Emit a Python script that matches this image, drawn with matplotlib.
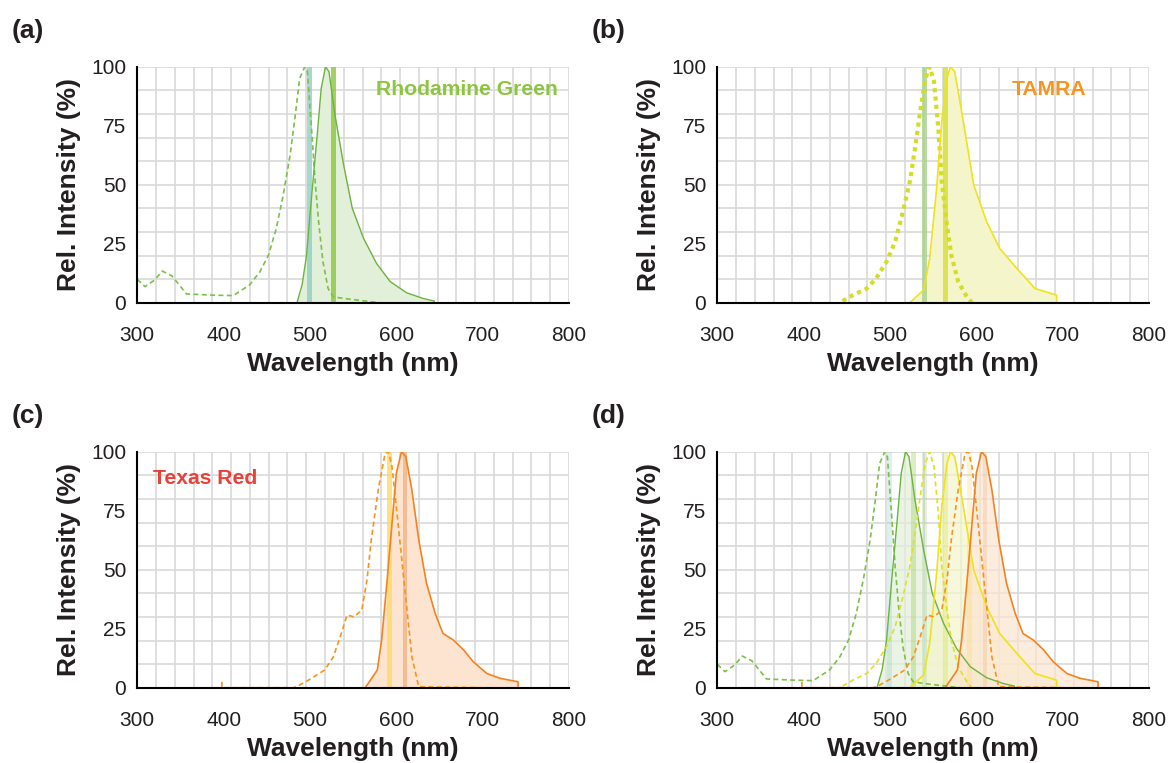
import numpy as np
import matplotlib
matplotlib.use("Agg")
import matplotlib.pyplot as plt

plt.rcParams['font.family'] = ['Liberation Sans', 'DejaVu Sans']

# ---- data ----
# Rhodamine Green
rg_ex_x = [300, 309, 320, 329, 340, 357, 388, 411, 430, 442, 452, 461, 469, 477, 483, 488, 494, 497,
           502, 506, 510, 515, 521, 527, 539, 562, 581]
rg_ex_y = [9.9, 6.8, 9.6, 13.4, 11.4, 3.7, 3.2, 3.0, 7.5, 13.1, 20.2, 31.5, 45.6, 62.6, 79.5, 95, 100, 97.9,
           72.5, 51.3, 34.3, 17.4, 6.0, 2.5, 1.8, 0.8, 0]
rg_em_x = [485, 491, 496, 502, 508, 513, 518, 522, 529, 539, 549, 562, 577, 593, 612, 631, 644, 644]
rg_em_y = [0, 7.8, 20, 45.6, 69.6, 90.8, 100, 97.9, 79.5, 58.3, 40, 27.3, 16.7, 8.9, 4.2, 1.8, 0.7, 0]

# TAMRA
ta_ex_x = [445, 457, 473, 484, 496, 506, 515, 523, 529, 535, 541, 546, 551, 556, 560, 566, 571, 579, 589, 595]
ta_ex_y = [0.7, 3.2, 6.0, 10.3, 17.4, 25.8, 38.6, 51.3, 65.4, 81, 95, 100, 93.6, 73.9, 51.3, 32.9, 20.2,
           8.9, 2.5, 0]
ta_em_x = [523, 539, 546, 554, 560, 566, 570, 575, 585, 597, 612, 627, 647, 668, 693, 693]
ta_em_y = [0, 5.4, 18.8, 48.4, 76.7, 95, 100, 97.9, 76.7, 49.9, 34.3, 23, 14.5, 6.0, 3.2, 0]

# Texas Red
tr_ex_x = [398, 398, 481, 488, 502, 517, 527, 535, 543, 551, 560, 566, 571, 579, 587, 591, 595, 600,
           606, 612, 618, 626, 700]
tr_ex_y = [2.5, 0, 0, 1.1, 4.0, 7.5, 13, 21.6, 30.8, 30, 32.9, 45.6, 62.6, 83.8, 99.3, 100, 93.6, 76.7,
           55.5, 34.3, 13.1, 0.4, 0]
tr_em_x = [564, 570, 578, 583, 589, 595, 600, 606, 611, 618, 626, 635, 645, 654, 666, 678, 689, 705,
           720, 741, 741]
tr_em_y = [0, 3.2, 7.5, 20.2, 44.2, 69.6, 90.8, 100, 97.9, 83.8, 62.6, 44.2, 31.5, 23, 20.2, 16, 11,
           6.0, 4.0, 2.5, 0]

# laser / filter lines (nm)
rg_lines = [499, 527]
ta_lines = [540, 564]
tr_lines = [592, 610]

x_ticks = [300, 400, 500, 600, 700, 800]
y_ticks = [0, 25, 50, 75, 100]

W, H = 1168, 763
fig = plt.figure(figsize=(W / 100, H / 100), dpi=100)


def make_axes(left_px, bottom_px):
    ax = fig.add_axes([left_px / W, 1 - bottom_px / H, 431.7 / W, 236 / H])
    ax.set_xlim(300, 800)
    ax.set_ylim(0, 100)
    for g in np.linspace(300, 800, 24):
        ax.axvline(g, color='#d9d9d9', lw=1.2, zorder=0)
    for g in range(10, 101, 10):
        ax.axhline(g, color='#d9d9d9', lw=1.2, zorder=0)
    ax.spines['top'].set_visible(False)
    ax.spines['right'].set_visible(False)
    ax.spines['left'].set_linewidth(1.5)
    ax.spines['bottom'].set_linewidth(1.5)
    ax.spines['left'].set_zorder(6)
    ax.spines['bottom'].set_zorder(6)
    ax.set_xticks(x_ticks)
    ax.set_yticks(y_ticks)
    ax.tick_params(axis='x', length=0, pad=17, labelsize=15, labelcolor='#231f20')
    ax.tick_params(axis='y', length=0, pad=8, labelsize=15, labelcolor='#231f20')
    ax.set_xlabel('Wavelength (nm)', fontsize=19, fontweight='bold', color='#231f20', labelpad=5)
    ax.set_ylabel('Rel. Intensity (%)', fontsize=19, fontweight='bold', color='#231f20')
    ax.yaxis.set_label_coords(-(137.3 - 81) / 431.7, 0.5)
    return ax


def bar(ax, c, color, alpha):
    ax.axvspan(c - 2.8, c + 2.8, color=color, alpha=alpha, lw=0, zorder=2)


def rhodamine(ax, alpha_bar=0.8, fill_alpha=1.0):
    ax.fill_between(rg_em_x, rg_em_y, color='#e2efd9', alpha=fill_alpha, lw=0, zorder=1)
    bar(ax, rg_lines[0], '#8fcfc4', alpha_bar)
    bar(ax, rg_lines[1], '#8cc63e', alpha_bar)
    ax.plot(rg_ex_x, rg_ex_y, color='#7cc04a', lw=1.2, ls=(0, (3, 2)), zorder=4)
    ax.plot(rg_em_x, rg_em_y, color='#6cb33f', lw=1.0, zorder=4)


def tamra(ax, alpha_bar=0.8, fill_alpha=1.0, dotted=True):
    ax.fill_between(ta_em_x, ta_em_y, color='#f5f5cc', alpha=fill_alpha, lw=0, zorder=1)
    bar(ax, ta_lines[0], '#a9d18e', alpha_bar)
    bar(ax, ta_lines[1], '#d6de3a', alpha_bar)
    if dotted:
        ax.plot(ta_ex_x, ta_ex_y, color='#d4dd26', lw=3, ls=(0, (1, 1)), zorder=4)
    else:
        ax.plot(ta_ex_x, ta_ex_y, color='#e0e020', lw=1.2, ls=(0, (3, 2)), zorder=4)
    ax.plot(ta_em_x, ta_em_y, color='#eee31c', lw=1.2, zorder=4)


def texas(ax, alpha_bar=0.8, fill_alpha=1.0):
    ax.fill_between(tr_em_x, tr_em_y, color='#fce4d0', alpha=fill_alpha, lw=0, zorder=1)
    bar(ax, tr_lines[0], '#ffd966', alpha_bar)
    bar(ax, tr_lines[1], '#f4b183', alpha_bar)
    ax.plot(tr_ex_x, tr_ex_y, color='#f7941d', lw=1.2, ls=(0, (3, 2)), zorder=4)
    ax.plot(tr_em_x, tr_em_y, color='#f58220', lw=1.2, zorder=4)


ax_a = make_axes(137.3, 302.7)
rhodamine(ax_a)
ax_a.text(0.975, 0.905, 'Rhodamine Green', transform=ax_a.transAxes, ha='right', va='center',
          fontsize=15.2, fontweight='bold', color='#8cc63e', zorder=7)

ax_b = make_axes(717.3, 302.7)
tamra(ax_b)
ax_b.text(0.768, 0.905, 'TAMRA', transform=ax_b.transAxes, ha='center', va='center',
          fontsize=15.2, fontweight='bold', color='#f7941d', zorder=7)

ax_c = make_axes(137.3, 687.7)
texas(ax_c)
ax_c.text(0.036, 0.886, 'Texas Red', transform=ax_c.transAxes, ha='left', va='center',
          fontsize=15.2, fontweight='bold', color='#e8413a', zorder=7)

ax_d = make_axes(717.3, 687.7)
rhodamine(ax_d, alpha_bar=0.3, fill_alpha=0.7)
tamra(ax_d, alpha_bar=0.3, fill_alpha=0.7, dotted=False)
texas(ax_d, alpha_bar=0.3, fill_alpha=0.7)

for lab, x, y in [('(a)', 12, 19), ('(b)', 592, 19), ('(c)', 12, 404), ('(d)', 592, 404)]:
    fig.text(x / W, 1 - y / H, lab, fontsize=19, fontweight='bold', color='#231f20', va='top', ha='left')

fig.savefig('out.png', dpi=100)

▶ _Goal of the exercise_
Return each line of the data that contains the string "matplotlib".

▶ _Solution to the exercise_
Emit a Python script that matches this image, drawn with matplotlib.
import matplotlib
matplotlib.use("Agg")
import matplotlib.pyplot as plt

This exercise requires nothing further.